(Bloomberg) -- Lawyer Claude Dumont-Beghi gained celebrity in France for helping to expose opaque offshore structures used by the Wildenstein family to stash away artworks worth more than €1 billion.
But following a previously unreported ruling last month, she also faces a multimillion-euro tax bill, after being caught hiding her own funds abroad.
As well as pursuing a case against Guy Wildenstein — the art dealer dynasty’s fifth-generation patriarch — French tax watchdogs did some digging into Dumont-Beghi. They found out about a €4.5 million ($5 million) hoard, in an undeclared New York HSBC Holdings Plc account held via a set up in the British Virgin Islands.
Dumont-Beghi was slapped with a €4.2 million back-taxes repayment order nearly a decade ago that she has been fighting ever since — to no avail. After the court defeat on Sept. 30, her final bill could be higher, taking into account interest repayments.
Dumont-Beghi told Bloomberg that the money should be exempt from taxes because it was a “gift” from the godmother of Wildenstein, who had hired her after complaining she was cheated out of a fortune from her late-husband’s inheritance.
Paris judges disagreed, and her appeal was subsequently rejected last month because she broke procedural rules by failing to hire counsel.
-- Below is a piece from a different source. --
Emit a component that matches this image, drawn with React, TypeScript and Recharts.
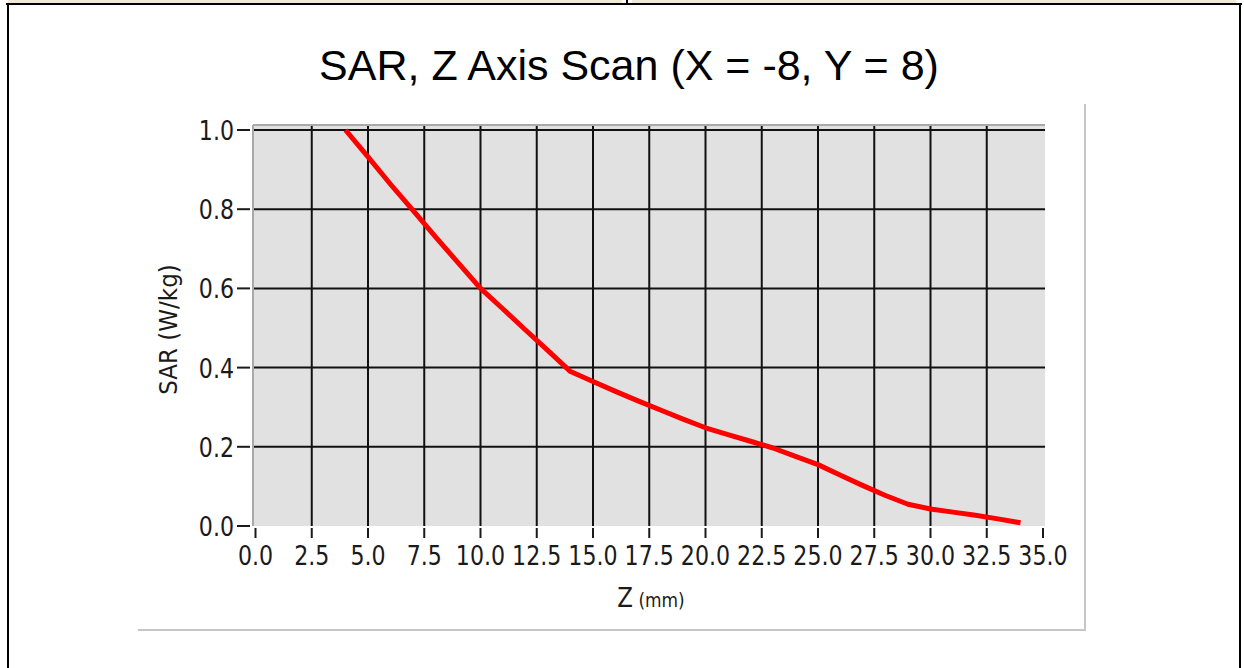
import { LineChart, Line, XAxis, YAxis, CartesianGrid, ReferenceLine, Label } from 'recharts'

// z positions (mm) and SAR readings (W/kg)
const zValues = [4, 5, 6, 7, 8, 9, 10, 11, 12, 13, 14, 15, 16, 17, 18, 19, 20, 21, 22, 23, 24, 25, 26, 27, 28, 29, 30, 31, 32, 33, 34]
const sarValues = [
  1.0, 0.932, 0.863, 0.797, 0.73, 0.665, 0.6, 0.548, 0.495, 0.443, 0.39,
  0.365, 0.34, 0.316, 0.293, 0.27, 0.248, 0.231, 0.214, 0.197, 0.176, 0.155,
  0.128, 0.102, 0.077, 0.055, 0.043, 0.035, 0.027, 0.018, 0.008,
]

const xTicks = [0, 2.5, 5, 7.5, 10, 12.5, 15, 17.5, 20, 22.5, 25, 27.5, 30, 32.5, 35]
const yTicks = [0, 0.2, 0.4, 0.6, 0.8, 1.0]
const xGrid = [2.5, 5, 7.5, 10, 12.5, 15, 17.5, 20, 22.5, 25, 27.5, 30, 32.5]
const yGrid = [0.2, 0.4, 0.6, 0.8, 1.0]

const chartTitle = 'SAR, Z Axis Scan (X = -8, Y = 8)'
const yTitle = 'SAR (W/kg)'
const xTitle = 'Z'
const xUnit = ' (mm)'

const data = zValues.map((z, i) => ({ z, sar: sarValues[i] }))

const narrow = "'DejaVu Sans', sans-serif"
const ink = '#1a1a1a'

function XTick({ x, y, payload }: any) {
  return (
    <g>
      <line x1={x} x2={x} y1={y + 2} y2={y + 12} stroke={ink} strokeWidth={2} />
      <text
        transform={`translate(${x}, ${y + 39}) scale(0.82, 1)`}
        textAnchor="middle"
        fontSize={27}
        fontFamily={narrow}
        fill={ink}
      >
        {Number(payload.value).toFixed(1)}
      </text>
    </g>
  )
}

function YTick({ x, y, payload }: any) {
  return (
    <g>
      <line x1={x - 16} x2={x - 3} y1={y} y2={y} stroke={ink} strokeWidth={2} />
      <text
        transform={`translate(${x - 19}, ${y + 10}) scale(0.82, 1)`}
        textAnchor="end"
        fontSize={27}
        fontFamily={narrow}
        fill={ink}
      >
        {Number(payload.value).toFixed(1)}
      </text>
    </g>
  )
}

const line = (style: React.CSSProperties) => <div style={{ position: 'absolute', ...style }} />

export default function App() {
  return (
    <div style={{ position: 'absolute', left: 0, top: 0, width: 1244, height: 668, background: '#fff' }}>
      {line({ left: 8, top: 0, width: 614, height: 3, background: '#efe9d6' })}
      {line({ left: 632, top: 0, width: 604, height: 3, background: '#efe9d6' })}
      {line({ left: 6, top: 3, width: 1236, height: 2, background: '#000' })}
      {line({ left: 626, top: 0, width: 2, height: 4, background: '#000' })}
      {line({ left: 7, top: 3, width: 2, height: 665, background: '#000' })}
      {line({ left: 1239, top: 3, width: 2, height: 665, background: '#000' })}
      {line({ left: 1084, top: 104, width: 2, height: 527, background: '#c6c6c6' })}
      {line({ left: 138, top: 629, width: 948, height: 2, background: '#c6c6c6' })}
      <div style={{ position: 'absolute', left: 0, top: 0 }}>
        <LineChart width={1244} height={668} data={data} margin={{ top: 124, right: 199, bottom: 82, left: 193 }}>
          <CartesianGrid fill="#e1e1e1" horizontal={false} vertical={false} />
          <XAxis
            xAxisId="top"
            orientation="top"
            dataKey="z"
            type="number"
            domain={[0, 35]}
            height={1}
            tick={false}
            tickLine={false}
            axisLine={{ stroke: '#a9a9a9', strokeWidth: 2 }}
          >
            <Label
              content={({ viewBox }: any) => (
                <text
                  x={viewBox.x + viewBox.width / 2 - 20}
                  y={viewBox.y - 44}
                  textAnchor="middle"
                  fontSize={43}
                  fontFamily="'Liberation Sans', Arial, sans-serif"
                  fill="#000"
                >
                  {chartTitle}
                </text>
              )}
            />
          </XAxis>
          <XAxis
            dataKey="z"
            type="number"
            domain={[0, 35]}
            ticks={xTicks}
            interval={0}
            padding={{ left: 2.5, right: 2 }}
            height={60}
            tickSize={0}
            tickMargin={0}
            tickLine={false}
            axisLine={false}
            tick={<XTick />}
          >
            <Label
              content={({ viewBox }: any) => (
                <text
                  transform={`translate(${viewBox.x + viewBox.width / 2 + 2}, ${viewBox.y + 81}) scale(0.85, 1)`}
                  textAnchor="middle"
                  fontFamily={narrow}
                  fill={ink}
                >
                  <tspan fontSize={27}>{xTitle}</tspan>
                  <tspan fontSize={20}>{xUnit}</tspan>
                </text>
              )}
            />
          </XAxis>
          <YAxis
            type="number"
            domain={[0, 1]}
            ticks={yTicks}
            interval={0}
            padding={{ top: 5, bottom: 0 }}
            width={60}
            tickSize={0}
            tickMargin={0}
            tickLine={false}
            axisLine={{ stroke: '#a9a9a9', strokeWidth: 2 }}
            tick={<YTick />}
          >
            <Label
              content={({ viewBox }: any) => {
                const cx = viewBox.x - 25
                const cy = viewBox.y + viewBox.height / 2 + 4
                return (
                  <text
                    x={0}
                    y={0}
                    dy={9}
                    transform={`translate(${cx}, ${cy}) rotate(-90) scale(0.92, 1)`}
                    textAnchor="middle"
                    fontSize={25}
                    fontFamily={narrow}
                    fill={ink}
                  >
                    {yTitle}
                  </text>
                )
              }}
            />
          </YAxis>
          {xGrid.map((v) => (
            <ReferenceLine key={'gx' + v} x={v} stroke="#111" strokeWidth={2} />
          ))}
          {yGrid.map((v) => (
            <ReferenceLine key={'gy' + v} y={v} stroke="#111" strokeWidth={2} />
          ))}
          <Line
            type="linear"
            dataKey="sar"
            stroke="#ff0000"
            strokeWidth={5}
            strokeLinejoin="round"
            dot={false}
            activeDot={false}
            isAnimationActive={false}
          />
        </LineChart>
      </div>
    </div>
  )
}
Dumont-Beghi said by phone that she now plans to lodge another challenge against her tax bill at France’s top court.
On top of the civil tax case, Dumont-Beghi has already faced criminal prosecution over the secret stash — like the art dealer.
Ironically, authorities ultimately prosecuted both Wildenstein and his main accuser for the same crime: tax fraud. While Wildenstein is still seeking to overturn his conviction at France’s top court, the guilty verdict against Dumont-Beghi is now final.